Ele disse que o amigo estava "ansioso" com reunião que aconteceria na sede da Mancha na quarta (1º) e que trataria dos conflitos na entidade.

"Falava com ele todos os dias. Ele queria levar a paz, queria juntar os diferentes grupos, mas não conseguiu, não deu tempo", completou.

Áudio de Bianchi

Em áudio gravado por Bianchi na segunda-feira (27), ele fala sobre o tema.

"Quero dizer que ninguém quer guerra, queremos nossa torcida de volta. As coisas estão todas erradas, não dão ouvidos para ninguém, não pode falar um 'A' contra que os caras criticam, esculacham, ninguém pode falar um 'A'. Quer dizer que é ditatorial o negócio?", diz.

"Tudo tem conversa. Quero fazer o melhor para não ter uma encrenca. Para que brigar entre nós? Entre próprios palmeirenses? Para, isso não existe, cara. Teve problema [entre faccões da] ZS [zona sul], ZL [zona leste], vamos engolir seco tudo isso aí e começar uma coisa nova", finaliza.

Nesse trecho, Bianchi se refere a uma briga que teria acontecido entre membros da organizada em 12 de fevereiro, na sede do grupo. Alguns pertenciam à sub-sede da zona sul, outros à da zona leste.

Membros da organizada que estavam presentes no velório de Bianchi e não quiseram se identificar falaram de suposto desentendimento da vítima com integrantes da facção criminosa PCC (Primeiro Comando da Capital). Segundo eles, Bianchi queria impedir que eles participassem mais ativamente das decisões da organizada.

No entanto, a Polícia Civil trabalha com duas outras linhas de investigação, deixando uma suposta participação do crime organizado como hipótese menos concreta.

Uma delas é a de que o assassinato pode estar ligado à disputa pelo comando da organizada. Na noite desta sexta, a polícia realizou uma operação de busca e apreensão na sede da Mancha.

Reprodução/Facebook
Mancha anuncia em rede social fim de atividades após morte de seu fundador. Após a morte de Moacir Bianchi, um dos fundadores da Mancha Alviverde, nesta quinta-feira (2), a torcida organizada do Palmeiras anunciou o encerramento de suas atividades por tempo indeterminado.
Moacir Bianchi, um dos fundadores da Mancha Alvi Verde, foi encontrado morto nesta quinta

Outra possibilidade investigada é a de um acerto de contas envolvendo a vida empresarial de Bianchi, ligado a bares e casas noturnas.

À Folha, Serdan ressaltou que seria leviano relacionar as brigas internas ao assassinato de Bianchi. "Não dá para bater o martelo".

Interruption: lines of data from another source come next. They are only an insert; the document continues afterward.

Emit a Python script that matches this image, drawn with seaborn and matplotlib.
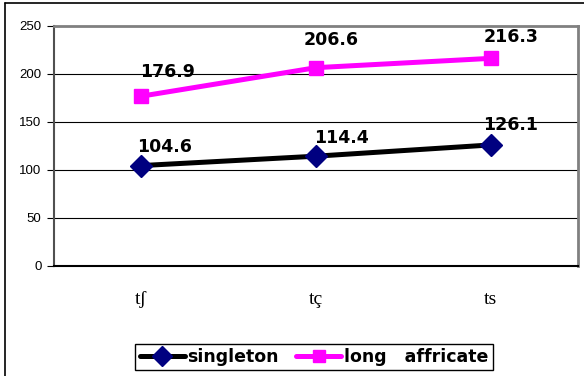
import matplotlib
matplotlib.use("Agg")
import matplotlib.pyplot as plt
import seaborn as sns
import pandas as pd
from matplotlib.lines import Line2D

categories = ["tʃ", "tç", "ts"]
singleton = [104.6, 114.4, 126.1]
long_affricate = [176.9, 206.6, 216.3]
series_names = ["singleton", "long   affricate"]
y_ticks = [0, 50, 100, 150, 200, 250]

df = pd.DataFrame({
    "cat": list(range(len(categories))) * 2,
    "value": singleton + long_affricate,
    "series": [series_names[0]] * 3 + [series_names[1]] * 3,
})

sns.set_style("white")
plt.rcParams["font.family"] = ["Liberation Sans", "DejaVu Sans"]
plt.rcParams["text.color"] = "black"
plt.rcParams["xtick.color"] = "black"
plt.rcParams["ytick.color"] = "black"
plt.rcParams["xtick.labelcolor"] = "black"
plt.rcParams["ytick.labelcolor"] = "black"

fig = plt.figure(figsize=(5.84, 3.76), dpi=100)
ax = fig.add_axes([54 / 584, 1 - 266 / 376, (578 - 54) / 584, (266 - 26) / 376])

palette = {series_names[0]: "black", series_names[1]: "#FF00FF"}
sns.lineplot(data=df, x="cat", y="value", hue="series", palette=palette,
             linewidth=3.6, legend=False, ax=ax, zorder=3)

marker_specs = [("D", "#000080", 11.5), ("s", "#FF00FF", 10)]
for vals, (m, c, ms) in zip([singleton, long_affricate], marker_specs):
    ax.plot(range(3), vals, linestyle="none", marker=m, color=c,
            markersize=ms, markeredgecolor=c, zorder=4)

# data label offsets in pixels (dx, dy above marker)
label_offsets = [[(23, 19), (25, 18), (20, 20)], [(26, 24), (15, 28), (20, 21)]]
px = 72 / 100
for vals, offs in zip([singleton, long_affricate], label_offsets):
    for i, v in enumerate(vals):
        dx, dy = offs[i]
        ax.annotate(f"{v:.1f}", (i, v), xytext=(dx * px, dy * px), textcoords="offset points",
                    ha="center", va="center", fontsize=12.5, fontweight="bold",
                    family=["DejaVu Sans"], color="black", zorder=5)

ax.set_xlim(-0.5, 2.5)
ax.set_ylim(0, 250)
ax.set_yticks(y_ticks)
ax.set_yticklabels([str(t) for t in y_ticks], fontsize=9.5, color="black")
ax.set_xticks(range(3))
ax.set_xticklabels(categories, fontsize=14, family=["Liberation Serif", "DejaVu Serif"],
                   color="black")
ax.set_xticks([-0.5, 0.5, 1.5, 2.5], minor=True)
ax.tick_params(axis="x", which="major", length=0, pad=18)
ax.tick_params(axis="x", which="minor", length=5, width=0.8, color="black", direction="out")
ax.tick_params(axis="y", length=5, width=0.8, color="black", direction="out", left=True, pad=4)
ax.set_xlabel("")
ax.set_ylabel("")

for t in [50, 100, 150, 200]:
    ax.axhline(t, color="black", linewidth=0.8, zorder=1)

for s in ["top", "right"]:
    ax.spines[s].set_color("#808080")
    ax.spines[s].set_linewidth(2)
ax.spines["left"].set_color("#505050")
ax.spines["left"].set_linewidth(1.5)
ax.spines["bottom"].set_color("black")
ax.spines["bottom"].set_linewidth(1.5)

handles = [
    Line2D([], [], color="black", linewidth=3.6, marker="D", markersize=10,
           markerfacecolor="#000080", markeredgecolor="#000080"),
    Line2D([], [], color="#FF00FF", linewidth=3.6, marker="s", markersize=9,
           markerfacecolor="#FF00FF", markeredgecolor="#FF00FF"),
]
leg = fig.legend(handles, series_names, loc="center", bbox_to_anchor=(314 / 584, 1 - 357 / 376),
                 ncol=2, frameon=True, fancybox=False, framealpha=1, edgecolor="black",
                 prop={"weight": "bold", "size": 12.5, "family": "DejaVu Sans"},
                 handlelength=2.6, handletextpad=0.15, columnspacing=1.0,
                 borderpad=0.25, borderaxespad=0)
leg.get_frame().set_linewidth(1)
for t in leg.get_texts():
    t.set_color("black")

# outer frame lines
fig.add_artist(Line2D([5 / 584, 5 / 584], [0, 1 - 3 / 376], color="black", linewidth=1.2,
                      transform=fig.transFigure))
fig.add_artist(Line2D([5 / 584, 1], [1 - 3 / 376, 1 - 3 / 376], color="black", linewidth=1.2,
                      transform=fig.transFigure))

fig.savefig("out.png", dpi=100)
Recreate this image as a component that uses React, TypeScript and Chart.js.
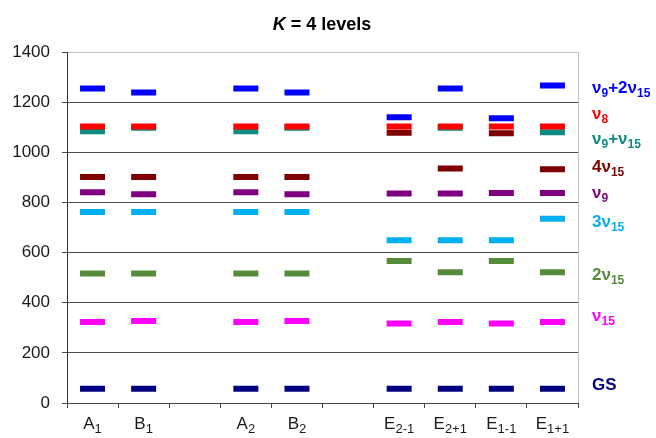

Sobre a suspensão das atividades da organizada por tempo indeterminado, ele disse que "se for para continuar do jeito que está, melhor nem voltar, mesmo".

O velório de Bianchi foi realizado no Cemitério Parque Jaraguá, na zona norte de São Paulo, e foi marcado pela solidariedade de rivais e por um clima tenso entre torcedores.

Seus familiares receberam uma coroa de flores de Adamastor, membro histórico da organizada Independente, do São Paulo. Um membro da Gaviões da Fiel também prestou sua solidariedade.

Um membro da Mancha foi expulso do local por outros integrantes que se incomodaram por ele ter atendido a imprensa. Segundo um funcionário do local, o torcedor chegou a ser agarrado pelo pescoço.

Próximo ao horário do enterro, marcado para as 13h, os jornalistas foram informados de que teriam que sair do local a pedido da família.

Bianchi foi enterrado em um jazigo pertencente à torcida organizada.

Mancha Verde

HISTÓRICO

Em 1983, Bianchi fundou a Mancha na companhia de 14 outros palmeirenses. Entre eles estava um de seus melhores amigos, Cleofas Sóstenes Dantas da Silva, mais conhecido como Cléo, morto a tiros em 1988 aos 22 anos diante da sede da organizada.

Em entrevista dada ao portal R7 em 2013, Bianchi enumera dezenas de brigas de que participou. Segundo ele, a Mancha ganhou fama por causa dessa violência.

Ele fez parte de alguns dos momentos mais tensos de atividade da organizada: em 1990, quando torcedores destruíram a sala de troféus do clube após eliminação no Paulista; e em 1995, no Pacaembu, quando torcedores do Palmeiras e do São Paulo se enfrentaram na final da Supercopa de Juniores, deixando 102 feridos e um morto.

Bianchi foi presidente da Mancha entre 1989 e 1990.